New Civil Air Patrol squadron seeking youth cadets, adult volunteers

New Civil Air Patrol squadron seeking youth cadets, adult volunteers

Civil Air Patrol cadets march in the graduation ceremony for the 2018 RI Wing encampment at Camp Varnum in Narragansett. A new CAP squadron will hold its first meeting at the Boys and Girls Club in Woonsocket on Thursday, July 18, at 6:30 p.m.

WOONSOCKET – Adults and teenagers interested in learning more about the aerospace industry and disaster relief will soon have a new outlet to get involved through a U.S. Air Force program that begins meeting at the Boys & Girls Club next week.

The Civil Air Patrol, the all-volunteer auxiliary program of the U.S. Air Force, is founding a new squadron in northern Rhode Island. The squadron will meet every Thursday evening from 6:30 to 9 p.m. at the Boys and Girls Club, 72 Kendrick Ave., and focus on CAP’s three missions of aerospace education, cadet programs and emergency services. The unit is actively seeking new members age 12 and older.

While much of CAP’s activities around the state are focused on its cadet program for teens, Capt. Chase Boni, director of recruiting and retention for the Rhode Island wing, emphasized the program is not just for youth. CAP also accepts adult volunteers age 18 and older to serve in both mentoring roles and in other positions in the squadron. The group’s headquarters unit at Quonset Point, he said, consists almost entirely of adult volunteers who participate in roles that mirror their professional experience and training.

“We have some who are pilots who fly our airplanes, we have ones who focus entirely on emergency services and doing search and rescues, we have some doing administrative work,” he said.

Both youth and adult participants will have the opportunity to receive search and rescue training and participate in leadership classes, color guard training, physical fitness and community events. In the case of a natural disaster, CAP works with state and federal agencies to coordinate volunteers. CAP squadrons around the country operate a fleet of 560 aircraft and perform about 90 percent continental U.S. inland search and rescue missions as tasked by the Air Force Rescue Coordination Center.

“Let’s say a natural disaster happens, if you’re a qualified and trained member of the Civil Air Patrol, if you’ve completed the necessary training to assist, you can choose to come and be deployed, so to speak, to activity,” said Boni.

The Woonsocket squadron, which is currently under the leadership of interim commander Lt.
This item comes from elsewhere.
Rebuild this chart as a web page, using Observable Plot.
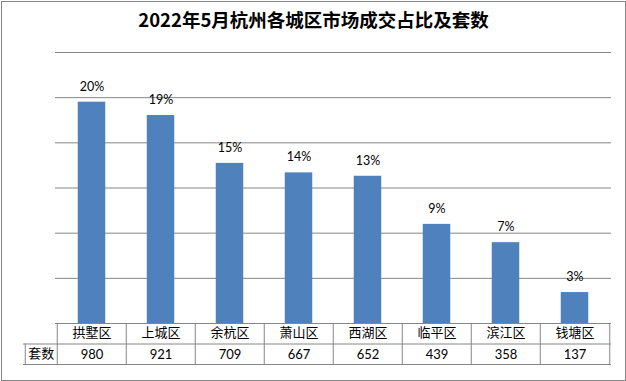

Col. Robert Gubala, will be the sixth CAP squadron in the state along with the headquarters unit at Quonset Point and four other squadrons based in Pawtucket, Westerly, West Warwick and North Kingstown. The program was founded in 1941, one week before Pearl Harbor, to serve as the civilian auxiliary of the U.S. Air Force. According to Boni, the program, and a similar one hosted by the U.S. Coast Guard, are the only military auxiliary forces in the country open to both youth and adult participants.

Membership typically costs $60 for adults and $35 for youth annually, though Boni noted youth participants can currently join for free, and grants are available to fund uniforms and other costs. In addition to regular meetings, youth cadets can participate in a new national initiative called the cadet wings program that offers funding for cadets to get their private pilot’s license as young as age 17. Cadets can also apply for weeklong summer programs at locations around the country on career-related topics, including aircraft and search and rescue.

“These are really great opportunities for cadets to learn sort of what’s out there, what they can do later on in life,” said Boni.